Hunan Agricultural University, China
Zhilong Wang has completed his PhD from National University of Singapore and postdoctoral studies from NIA/NIH and NCSU in USA. Now, he is a professor from Hunan Agricultural University, China. He has published more than 20 papers in reputed journals and serving as an editorial board member of ACST.

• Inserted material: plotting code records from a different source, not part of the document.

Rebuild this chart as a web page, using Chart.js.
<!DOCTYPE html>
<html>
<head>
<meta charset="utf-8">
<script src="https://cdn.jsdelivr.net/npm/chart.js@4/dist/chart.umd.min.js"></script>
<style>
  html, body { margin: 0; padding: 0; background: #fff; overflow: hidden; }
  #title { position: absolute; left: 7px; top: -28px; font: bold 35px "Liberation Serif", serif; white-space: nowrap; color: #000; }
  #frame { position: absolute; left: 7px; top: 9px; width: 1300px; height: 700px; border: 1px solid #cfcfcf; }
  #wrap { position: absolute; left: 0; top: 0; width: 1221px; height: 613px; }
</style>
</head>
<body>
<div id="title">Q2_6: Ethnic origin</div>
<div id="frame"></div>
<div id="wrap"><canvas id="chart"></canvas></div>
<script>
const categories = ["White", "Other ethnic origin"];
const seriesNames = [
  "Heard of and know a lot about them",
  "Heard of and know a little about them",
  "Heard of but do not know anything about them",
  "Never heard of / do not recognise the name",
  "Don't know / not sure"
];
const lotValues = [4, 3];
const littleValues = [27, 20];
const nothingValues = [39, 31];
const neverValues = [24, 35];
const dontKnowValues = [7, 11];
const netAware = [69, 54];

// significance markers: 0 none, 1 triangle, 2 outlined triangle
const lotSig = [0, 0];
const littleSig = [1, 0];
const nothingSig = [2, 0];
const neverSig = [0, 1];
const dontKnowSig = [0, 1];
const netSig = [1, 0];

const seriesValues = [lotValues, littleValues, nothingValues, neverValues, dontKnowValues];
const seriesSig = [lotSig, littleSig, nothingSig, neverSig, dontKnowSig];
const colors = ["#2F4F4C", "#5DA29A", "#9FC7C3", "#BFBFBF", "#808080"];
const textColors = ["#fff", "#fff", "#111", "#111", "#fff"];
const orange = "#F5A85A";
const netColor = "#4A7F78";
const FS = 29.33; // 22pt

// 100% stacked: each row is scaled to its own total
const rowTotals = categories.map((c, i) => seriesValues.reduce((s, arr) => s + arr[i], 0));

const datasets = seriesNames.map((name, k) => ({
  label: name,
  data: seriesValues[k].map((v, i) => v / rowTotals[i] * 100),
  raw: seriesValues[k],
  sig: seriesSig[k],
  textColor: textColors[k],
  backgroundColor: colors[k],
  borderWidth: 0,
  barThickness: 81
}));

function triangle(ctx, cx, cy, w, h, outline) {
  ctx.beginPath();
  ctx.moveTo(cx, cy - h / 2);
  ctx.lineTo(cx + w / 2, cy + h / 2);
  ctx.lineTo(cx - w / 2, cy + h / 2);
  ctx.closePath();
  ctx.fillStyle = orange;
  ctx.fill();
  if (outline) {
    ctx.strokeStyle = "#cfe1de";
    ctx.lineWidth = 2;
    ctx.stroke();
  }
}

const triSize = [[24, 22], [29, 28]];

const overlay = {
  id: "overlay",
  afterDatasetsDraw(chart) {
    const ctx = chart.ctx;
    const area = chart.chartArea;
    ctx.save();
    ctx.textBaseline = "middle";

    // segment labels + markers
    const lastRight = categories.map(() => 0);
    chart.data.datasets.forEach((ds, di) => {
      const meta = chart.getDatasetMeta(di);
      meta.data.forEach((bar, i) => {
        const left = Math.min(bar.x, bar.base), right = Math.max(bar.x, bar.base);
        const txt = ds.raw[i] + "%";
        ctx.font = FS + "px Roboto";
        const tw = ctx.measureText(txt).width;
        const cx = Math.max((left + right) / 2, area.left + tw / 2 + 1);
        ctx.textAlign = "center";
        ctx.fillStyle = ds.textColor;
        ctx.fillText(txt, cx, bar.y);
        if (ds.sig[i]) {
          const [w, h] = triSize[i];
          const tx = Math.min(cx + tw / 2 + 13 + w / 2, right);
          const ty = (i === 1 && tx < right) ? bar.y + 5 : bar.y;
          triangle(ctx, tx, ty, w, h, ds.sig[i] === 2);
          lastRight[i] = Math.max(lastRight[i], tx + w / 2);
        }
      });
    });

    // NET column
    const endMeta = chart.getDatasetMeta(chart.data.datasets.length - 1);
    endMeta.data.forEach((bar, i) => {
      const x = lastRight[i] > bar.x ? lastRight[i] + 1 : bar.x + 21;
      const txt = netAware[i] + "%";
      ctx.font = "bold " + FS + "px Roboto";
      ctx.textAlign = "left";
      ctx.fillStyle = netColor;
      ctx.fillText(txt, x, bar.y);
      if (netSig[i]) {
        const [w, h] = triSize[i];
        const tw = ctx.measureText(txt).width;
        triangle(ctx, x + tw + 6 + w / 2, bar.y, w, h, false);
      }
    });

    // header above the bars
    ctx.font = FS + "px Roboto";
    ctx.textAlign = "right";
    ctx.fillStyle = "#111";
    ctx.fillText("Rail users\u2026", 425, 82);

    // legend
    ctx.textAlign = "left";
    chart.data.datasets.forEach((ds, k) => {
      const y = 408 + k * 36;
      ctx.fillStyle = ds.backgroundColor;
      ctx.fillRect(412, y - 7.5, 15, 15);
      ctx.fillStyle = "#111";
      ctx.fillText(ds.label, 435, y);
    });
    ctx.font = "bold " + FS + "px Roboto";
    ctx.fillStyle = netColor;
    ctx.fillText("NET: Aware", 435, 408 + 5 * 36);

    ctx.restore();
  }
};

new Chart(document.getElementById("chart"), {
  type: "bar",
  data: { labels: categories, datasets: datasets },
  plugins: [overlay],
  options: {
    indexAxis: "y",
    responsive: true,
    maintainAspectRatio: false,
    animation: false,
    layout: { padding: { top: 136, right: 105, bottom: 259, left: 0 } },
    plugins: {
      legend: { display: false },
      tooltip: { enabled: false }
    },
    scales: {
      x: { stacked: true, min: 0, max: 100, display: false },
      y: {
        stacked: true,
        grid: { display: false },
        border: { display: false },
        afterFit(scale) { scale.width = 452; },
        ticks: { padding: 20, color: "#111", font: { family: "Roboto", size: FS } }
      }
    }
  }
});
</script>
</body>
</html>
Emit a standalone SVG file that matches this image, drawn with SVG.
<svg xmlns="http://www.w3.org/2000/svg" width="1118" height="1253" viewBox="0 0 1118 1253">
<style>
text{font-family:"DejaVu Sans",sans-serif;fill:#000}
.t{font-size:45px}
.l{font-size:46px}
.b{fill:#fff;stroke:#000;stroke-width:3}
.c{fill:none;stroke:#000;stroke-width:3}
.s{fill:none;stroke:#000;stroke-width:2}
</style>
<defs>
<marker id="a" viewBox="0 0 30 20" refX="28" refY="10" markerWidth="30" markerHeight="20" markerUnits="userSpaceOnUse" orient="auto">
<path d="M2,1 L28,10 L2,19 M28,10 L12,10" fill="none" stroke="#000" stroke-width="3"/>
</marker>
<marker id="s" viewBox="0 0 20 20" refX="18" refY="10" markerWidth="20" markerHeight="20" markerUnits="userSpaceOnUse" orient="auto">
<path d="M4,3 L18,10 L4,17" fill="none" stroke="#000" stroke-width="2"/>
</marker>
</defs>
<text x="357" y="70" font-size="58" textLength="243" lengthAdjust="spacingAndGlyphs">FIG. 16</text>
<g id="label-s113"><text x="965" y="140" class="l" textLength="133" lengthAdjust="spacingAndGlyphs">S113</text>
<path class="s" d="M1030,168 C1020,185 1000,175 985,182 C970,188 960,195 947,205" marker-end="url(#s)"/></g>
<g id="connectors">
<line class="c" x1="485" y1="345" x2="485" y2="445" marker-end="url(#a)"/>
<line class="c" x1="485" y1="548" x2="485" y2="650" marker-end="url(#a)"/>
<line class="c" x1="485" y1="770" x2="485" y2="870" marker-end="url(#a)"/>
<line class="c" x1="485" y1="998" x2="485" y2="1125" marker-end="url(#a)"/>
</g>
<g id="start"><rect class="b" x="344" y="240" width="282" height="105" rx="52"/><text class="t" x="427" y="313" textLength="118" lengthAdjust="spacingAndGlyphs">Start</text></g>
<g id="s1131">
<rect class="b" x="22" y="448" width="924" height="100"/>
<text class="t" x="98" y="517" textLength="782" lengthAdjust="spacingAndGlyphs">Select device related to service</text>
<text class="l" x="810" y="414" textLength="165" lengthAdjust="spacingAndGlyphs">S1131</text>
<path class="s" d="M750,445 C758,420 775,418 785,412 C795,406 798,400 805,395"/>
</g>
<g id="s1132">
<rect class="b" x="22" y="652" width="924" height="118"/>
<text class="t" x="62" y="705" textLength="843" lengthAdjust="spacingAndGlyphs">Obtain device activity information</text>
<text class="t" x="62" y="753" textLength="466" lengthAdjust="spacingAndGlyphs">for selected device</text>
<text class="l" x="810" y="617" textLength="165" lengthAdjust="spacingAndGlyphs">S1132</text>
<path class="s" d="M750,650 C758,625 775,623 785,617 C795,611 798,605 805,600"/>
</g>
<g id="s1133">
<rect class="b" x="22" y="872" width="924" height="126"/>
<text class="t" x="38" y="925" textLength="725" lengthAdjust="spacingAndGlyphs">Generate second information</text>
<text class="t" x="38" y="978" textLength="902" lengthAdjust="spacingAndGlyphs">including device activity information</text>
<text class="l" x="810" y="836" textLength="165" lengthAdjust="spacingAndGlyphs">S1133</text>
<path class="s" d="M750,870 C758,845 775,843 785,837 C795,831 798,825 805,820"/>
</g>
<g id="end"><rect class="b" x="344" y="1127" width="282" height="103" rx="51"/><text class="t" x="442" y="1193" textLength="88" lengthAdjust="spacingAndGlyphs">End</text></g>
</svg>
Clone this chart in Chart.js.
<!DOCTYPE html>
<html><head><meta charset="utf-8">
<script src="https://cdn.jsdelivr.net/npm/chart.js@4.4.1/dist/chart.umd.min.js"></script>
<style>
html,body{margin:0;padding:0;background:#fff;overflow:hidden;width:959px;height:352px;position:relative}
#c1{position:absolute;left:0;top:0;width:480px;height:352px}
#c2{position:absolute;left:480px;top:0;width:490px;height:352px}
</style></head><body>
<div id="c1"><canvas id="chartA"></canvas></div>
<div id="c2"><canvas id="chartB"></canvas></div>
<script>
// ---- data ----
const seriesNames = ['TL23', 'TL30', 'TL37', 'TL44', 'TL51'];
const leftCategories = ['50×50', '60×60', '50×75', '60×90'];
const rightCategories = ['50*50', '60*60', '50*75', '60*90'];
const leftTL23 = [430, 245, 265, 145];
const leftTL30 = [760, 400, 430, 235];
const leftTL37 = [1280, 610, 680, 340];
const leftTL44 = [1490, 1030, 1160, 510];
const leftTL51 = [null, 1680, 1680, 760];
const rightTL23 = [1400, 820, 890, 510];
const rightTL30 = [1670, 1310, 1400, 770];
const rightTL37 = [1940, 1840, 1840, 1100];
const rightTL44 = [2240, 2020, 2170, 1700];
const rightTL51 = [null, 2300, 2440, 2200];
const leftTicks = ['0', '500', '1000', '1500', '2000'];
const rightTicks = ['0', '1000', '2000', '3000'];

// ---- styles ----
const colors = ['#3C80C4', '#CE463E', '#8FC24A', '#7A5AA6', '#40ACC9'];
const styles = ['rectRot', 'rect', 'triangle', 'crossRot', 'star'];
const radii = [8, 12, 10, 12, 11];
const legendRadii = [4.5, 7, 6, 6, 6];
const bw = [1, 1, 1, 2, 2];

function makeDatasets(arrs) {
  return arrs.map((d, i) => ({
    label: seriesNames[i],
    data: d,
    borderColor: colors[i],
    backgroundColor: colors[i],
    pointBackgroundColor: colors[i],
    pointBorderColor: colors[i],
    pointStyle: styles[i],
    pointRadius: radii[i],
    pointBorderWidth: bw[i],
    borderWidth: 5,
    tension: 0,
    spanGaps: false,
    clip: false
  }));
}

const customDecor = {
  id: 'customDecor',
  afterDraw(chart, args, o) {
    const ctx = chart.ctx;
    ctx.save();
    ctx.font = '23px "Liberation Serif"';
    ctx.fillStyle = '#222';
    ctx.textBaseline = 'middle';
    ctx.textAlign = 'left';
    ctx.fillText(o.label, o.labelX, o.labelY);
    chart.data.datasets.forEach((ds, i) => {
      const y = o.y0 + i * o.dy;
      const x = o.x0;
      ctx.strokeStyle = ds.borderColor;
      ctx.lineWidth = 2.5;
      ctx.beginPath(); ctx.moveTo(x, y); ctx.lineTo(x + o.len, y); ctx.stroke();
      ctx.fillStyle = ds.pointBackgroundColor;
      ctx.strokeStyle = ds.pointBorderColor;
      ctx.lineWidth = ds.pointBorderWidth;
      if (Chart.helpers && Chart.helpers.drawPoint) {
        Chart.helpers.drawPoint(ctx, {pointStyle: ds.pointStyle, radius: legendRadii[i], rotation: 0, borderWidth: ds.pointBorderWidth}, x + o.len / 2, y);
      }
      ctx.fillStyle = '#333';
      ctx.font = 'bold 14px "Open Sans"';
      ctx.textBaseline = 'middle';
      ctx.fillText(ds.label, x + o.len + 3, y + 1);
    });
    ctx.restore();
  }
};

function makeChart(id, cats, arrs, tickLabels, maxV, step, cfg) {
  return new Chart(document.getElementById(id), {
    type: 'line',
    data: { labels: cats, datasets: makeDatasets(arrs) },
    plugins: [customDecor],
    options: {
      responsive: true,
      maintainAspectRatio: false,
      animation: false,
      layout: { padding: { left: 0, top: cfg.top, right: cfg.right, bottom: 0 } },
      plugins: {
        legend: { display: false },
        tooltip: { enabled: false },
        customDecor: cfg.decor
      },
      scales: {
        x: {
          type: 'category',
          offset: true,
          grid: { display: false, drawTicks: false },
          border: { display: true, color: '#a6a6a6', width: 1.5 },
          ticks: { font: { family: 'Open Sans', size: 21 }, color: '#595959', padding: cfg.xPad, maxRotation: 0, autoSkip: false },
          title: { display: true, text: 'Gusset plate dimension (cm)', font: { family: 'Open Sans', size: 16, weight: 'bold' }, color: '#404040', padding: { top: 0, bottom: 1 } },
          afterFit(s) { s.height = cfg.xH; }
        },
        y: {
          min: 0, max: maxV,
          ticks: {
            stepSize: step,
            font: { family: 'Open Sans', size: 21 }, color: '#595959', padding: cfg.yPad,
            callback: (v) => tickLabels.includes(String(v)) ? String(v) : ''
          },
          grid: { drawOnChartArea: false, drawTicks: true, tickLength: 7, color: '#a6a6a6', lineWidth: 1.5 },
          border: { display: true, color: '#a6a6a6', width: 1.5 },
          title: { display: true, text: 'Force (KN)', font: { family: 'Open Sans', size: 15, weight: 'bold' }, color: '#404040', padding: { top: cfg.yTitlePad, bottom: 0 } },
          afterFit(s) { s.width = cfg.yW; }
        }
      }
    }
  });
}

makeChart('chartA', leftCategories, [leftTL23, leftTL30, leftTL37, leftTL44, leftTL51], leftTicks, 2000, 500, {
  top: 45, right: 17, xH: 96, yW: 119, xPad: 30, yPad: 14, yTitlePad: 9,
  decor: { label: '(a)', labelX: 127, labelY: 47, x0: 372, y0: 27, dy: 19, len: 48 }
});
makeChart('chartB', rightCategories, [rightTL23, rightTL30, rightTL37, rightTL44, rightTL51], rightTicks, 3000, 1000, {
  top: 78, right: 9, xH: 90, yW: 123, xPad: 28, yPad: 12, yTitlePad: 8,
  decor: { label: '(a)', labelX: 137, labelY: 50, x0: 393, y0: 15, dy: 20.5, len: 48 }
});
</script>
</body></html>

Chaling wild rice grows in Chaling, Hunan Province, one of the two most northern distribution sites for wild rice in China. It displays cold tolerance and resistance to rice blast. To identify abiotic and biotic stress tolerance genes from Chaling wild rice, we sequenced the genome using Hiseq 2000. The sequence data contain 6,803 Mb and showed mapping rate 91.93% and coverage ratio 92.94% to the Japonica Nipponbare genome (IRGSP), and mapping rate 88.95% and coverage ratio 84.47% to the Indica 9311 genome. A total of 1,160,685 SNPs (Single Nucleotide Polymorphism) were identified between Chaling wild rice and Nipponbare, with a ratio of 71.25% transition and 28.3% heterozygosity. A total of 1,773,410 SNPs were identified between Chaling wild rice and 9311, with a ratio of 70.83% transition and 22.25% heterozygosity. In addition, 56,801 SVs (Structure Variation) were identified between Chaling wild rice and Nipponbare, with a ratio of 97.31% INSs (Insertion) and DELs (Deletion), and 72,987 SVs (Structure Variation) were identified between Chaling wild rice and 9311, with a ratio of 97.47% INSs and DELs. Further analysis of abiotic and biotic stress tolerance genes from Chaling wild rice is in progress. Our results suggest that Chaling wild rice is more closed to the Japonica Rice Nipponbare in evolution and provide a basis to utilize stress resistance genes for rice breeding.